From: Scott Chase (ecphoric@hotmail.com)
Date: Wed 10 Sep 2003 - 03:06:53 GMT
>From: Douglas Brooker <dbrooker@clara.co.uk>
>Reply-To: memetics@mmu.ac.uk
>To: memetics@mmu.ac.uk
>Subject: Re: politically insane
>Date: Tue, 09 Sep 2003 19:10:36 +0100
>
>
>
>Jonathan Davis wrote:
>
> > [Jonathan 2] That African-Americans are a deeply troubled group is
> > obvious. Regarding education versus crime fighting budgets, it is
> > possible, given the scale of Afro-American criminality and the crisis in
> > education of Afro-American males, that they overlap. I do not think this
> > significant, just a sad indication of the state of that community.
>
>you speak like a white person - do I guess right?
>
>are there any black people on this list with something to say here?
>
>
I hope so.
Though not black, I'd point out that we should add some historical context 
of what African Americans have had to put up with from a largely white and 
Eurocentrized society. Not only are a good portion of them descended from 
ancestors that didn't voluntarily immigrate to the land of the "free" and 
home of the brave, they have been treated historically as untermenschen 
whether it be as "subhuman" slaves for several centuries or "separate but 
equal" under atrocious Jim Crow segregation.

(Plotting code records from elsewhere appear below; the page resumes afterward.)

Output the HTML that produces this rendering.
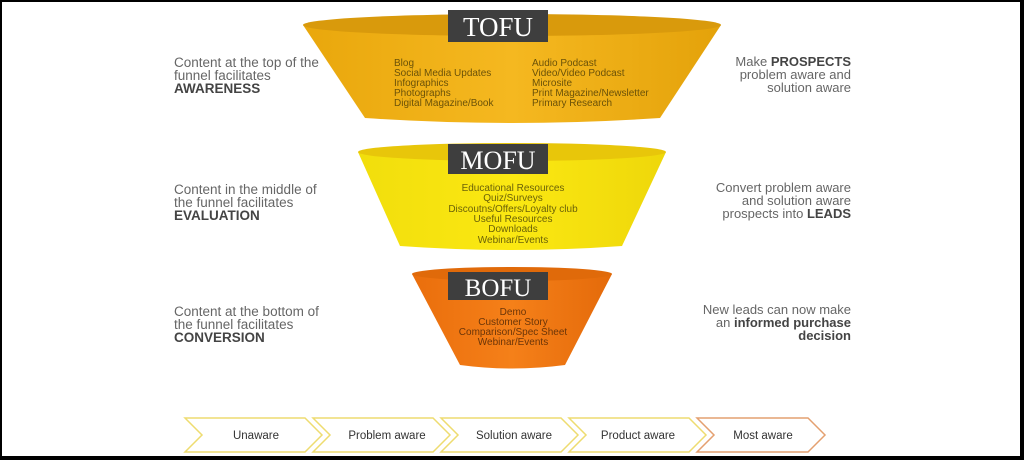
<!DOCTYPE html>
<html><head><style>
html,body{margin:0;padding:0;background:#000;}
.wrap{position:absolute;left:2px;top:2px;width:1018px;height:454px;background:#fff;overflow:hidden;}
svg{position:absolute;left:-2px;top:-2px;}
text{font-family:"Liberation Sans",sans-serif;}
</style></head><body>
<div class="wrap">
<svg width="1024" height="460" viewBox="0 0 1024 460">
<defs>
<linearGradient id="gt" x1="0" x2="1"><stop offset="0" stop-color="#e9a70c"/><stop offset="0.5" stop-color="#f5b820"/><stop offset="1" stop-color="#e4a20a"/></linearGradient>
<linearGradient id="gm" x1="0" x2="1"><stop offset="0" stop-color="#f1de0c"/><stop offset="0.5" stop-color="#fbe812"/><stop offset="1" stop-color="#eed70a"/></linearGradient>
<linearGradient id="gb" x1="0" x2="1"><stop offset="0" stop-color="#ea6e0c"/><stop offset="0.5" stop-color="#f58019"/><stop offset="1" stop-color="#e46a0a"/></linearGradient>
</defs>
<!-- TOFU -->
<path d="M303,25 L365,118 Q512,128 660,118 L721,25 Z" fill="url(#gt)"/>
<ellipse cx="512" cy="25" rx="209" ry="11" fill="#d99a0c"/>
<rect x="448" y="10" width="100" height="32" fill="#3e3e3e"/>
<text x="498" y="36" text-anchor="middle" style="font-family:'Liberation Serif',serif" font-size="27" fill="#fff">TOFU</text>
<g font-size="10" fill="#6b5208">
<text x="394" y="66">Blog</text><text x="394" y="76">Social Media Updates</text><text x="394" y="86">Infographics</text><text x="394" y="96">Photographs</text><text x="394" y="106">Digital Magazine/Book</text>
<text x="532" y="66">Audio Podcast</text><text x="532" y="76">Video/Video Podcast</text><text x="532" y="86">Microsite</text><text x="532" y="96">Print Magazine/Newsletter</text><text x="532" y="106">Primary Research</text>
</g>
<!-- MOFU -->
<path d="M358,152 L400,246 Q512,254 622,246 L666,152 Z" fill="url(#gm)"/>
<ellipse cx="512" cy="152" rx="154" ry="9" fill="#e8c60a"/>
<rect x="448" y="144" width="100" height="30" fill="#3e3e3e"/>
<text x="498" y="169" text-anchor="middle" style="font-family:'Liberation Serif',serif" font-size="26" fill="#fff">MOFU</text>
<g font-size="10" fill="#6b6208" text-anchor="middle">
<text x="513" y="191">Educational Resources</text><text x="513" y="201">Quiz/Surveys</text><text x="513" y="212">Discoutns/Offers/Loyalty club</text><text x="513" y="222">Useful Resources</text><text x="513" y="232">Downloads</text><text x="513" y="243">Webinar/Events</text>
</g>
<!-- BOFU -->
<path d="M412,274 L460,365 Q512,372 565,365 L612,274 Z" fill="url(#gb)"/>
<ellipse cx="512" cy="274" rx="100" ry="7" fill="#e06a0a"/>
<rect x="448" y="272" width="100" height="28" fill="#3e3e3e"/>
<text x="498" y="296" text-anchor="middle" style="font-family:'Liberation Serif',serif" font-size="25" fill="#fff">BOFU</text>
<g font-size="10" fill="#6b3508" text-anchor="middle">
<text x="513" y="315">Demo</text><text x="513" y="325">Customer Story</text><text x="513" y="335">Comparison/Spec Sheet</text><text x="513" y="345">Webinar/Events</text>
</g>
<!-- side text -->
<g font-size="13.5" fill="#666">
<text x="174" y="67">Content at the top of the</text><text x="174" y="80">funnel facilitates</text><text x="174" y="93" font-weight="bold" fill="#444">AWARENESS</text>
<text x="174" y="194">Content in the middle of</text><text x="174" y="207">the funnel facilitates</text><text x="174" y="220" font-weight="bold" fill="#444">EVALUATION</text>
<text x="174" y="316">Content at the bottom of</text><text x="174" y="329">the funnel facilitates</text><text x="174" y="342" font-weight="bold" fill="#444">CONVERSION</text>
</g>
<g font-size="13" fill="#666" text-anchor="end">
<text x="851" y="66">Make <tspan font-weight="bold" fill="#444">PROSPECTS</tspan></text><text x="851" y="79">problem aware and</text><text x="851" y="92">solution aware</text>
<text x="851" y="192">Convert problem aware</text><text x="851" y="205">and solution aware</text><text x="851" y="218">prospects into <tspan font-weight="bold" fill="#444">LEADS</tspan></text>
<text x="851" y="314">New leads can now make</text><text x="851" y="327">an <tspan font-weight="bold" fill="#444">informed purchase</tspan></text><text x="851" y="340" font-weight="bold" fill="#444">decision</text>
</g>
<!-- chevrons -->
<g fill="none" stroke-width="1.5">
<path d="M185,418 L305,418 L322,435 L305,452 L185,452 L202,435 Z" stroke="#eedc70"/>
<path d="M313,418 L433,418 L450,435 L433,452 L313,452 L330,435 Z" stroke="#eedc70"/>
<path d="M441,418 L561,418 L578,435 L561,452 L441,452 L458,435 Z" stroke="#eedc70"/>
<path d="M569,418 L689,418 L706,435 L689,452 L569,452 L586,435 Z" stroke="#eedc70"/>
<path d="M697,418 L808,418 L825,435 L808,452 L697,452 L714,435 Z" stroke="#e4a070"/>
</g>
<g font-size="11.5" fill="#333" text-anchor="middle">
<text x="256" y="439">Unaware</text><text x="387" y="439">Problem aware</text><text x="514" y="439">Solution aware</text><text x="638" y="439">Product aware</text><text x="763" y="439">Most aware</text>
</g>
</svg>
</div>
</body></html>
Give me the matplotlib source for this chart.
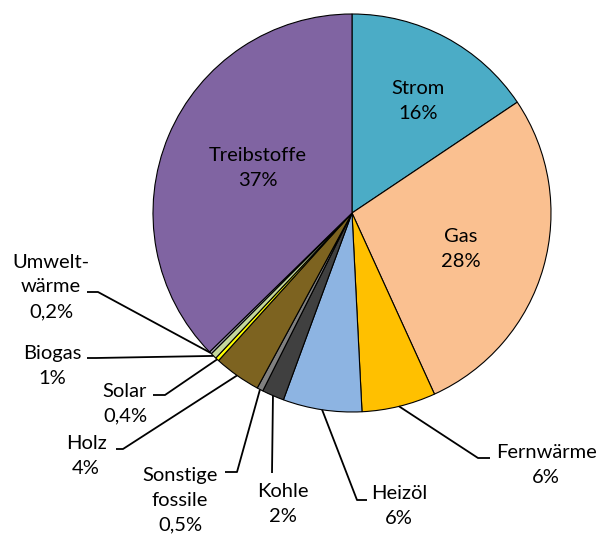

One of the relatively unknown pioneers of civil rights, Harry Moore, was 
*killed* by a bomb in 1951 not far from where I live a little before Parks 
and King made themselves be known. The civil rights movement helped turn 
things around for the better, but occupies just a small portion of the 
American historical timeline since slaves were brought over from Africa. An 
eyeblink really.
Britain freed her slaves (eg- in Jamaica) well before the American Civil War 
and Lincoln's Emancipation Proclamation, but even somebody coming of age 
much later such as Marcus Garvey wasn't too fond of the Brits and their 
historic foothold in Jamaica. That nation has suffered the legacy of slavery 
just as African American's have in the United States. Garveyism had 
influence not only on Rastafrianism, but also black militancy in the States. 
Malcolm X's dad was a Garveyite.
Strange that the Rastas would revere Haile Selassie as divine as foretold by 
Marcus Garvey (an historic fiction) when Garvey himself was rather critical 
of Selassie for not training the Ethiopian military well enough so that 
Italian forces wouldn't have had such easy pickings in that country.
IIRC Garvey and the great African American leader DuBois weren't all that 
keen on each other, as they represented two polar opposites in black 
political movements, Garvey as Back to Africa separatist, not unlike the 
Black Muslims, and DuBois an integrationist.
Even in the early days of abolitionism and freedom there were pioneers for 
the African American cause such as Frederick Douglass (writing a famous 
slave narrative that brought the horrors of slavery first hand to a shocked 
public). And for those who might think of blacks as ignorant they should 
read some accounts of the ingenious ways in which runaway slaves made their 
way north, with direction via spirituals such as "Follow the Drinking Gourd" 
and intelligence agents such as Harriet Tubman leading the way. The 
plantation owners were the ignorant ones as the slaves were able to transmit 
or receive messages coded in seemingly innocuous songs with co-opted 
Biblical references and even some quilt patterns, with the slave-owners 
relatively clueless as to what was going on as folks were running north, 
sometimes as far as Canada.
Further south runaway blacks were helping Seminole allies fight a guerilla 
war in Florida, the likes of which wouldn't be seen again until Vietnam.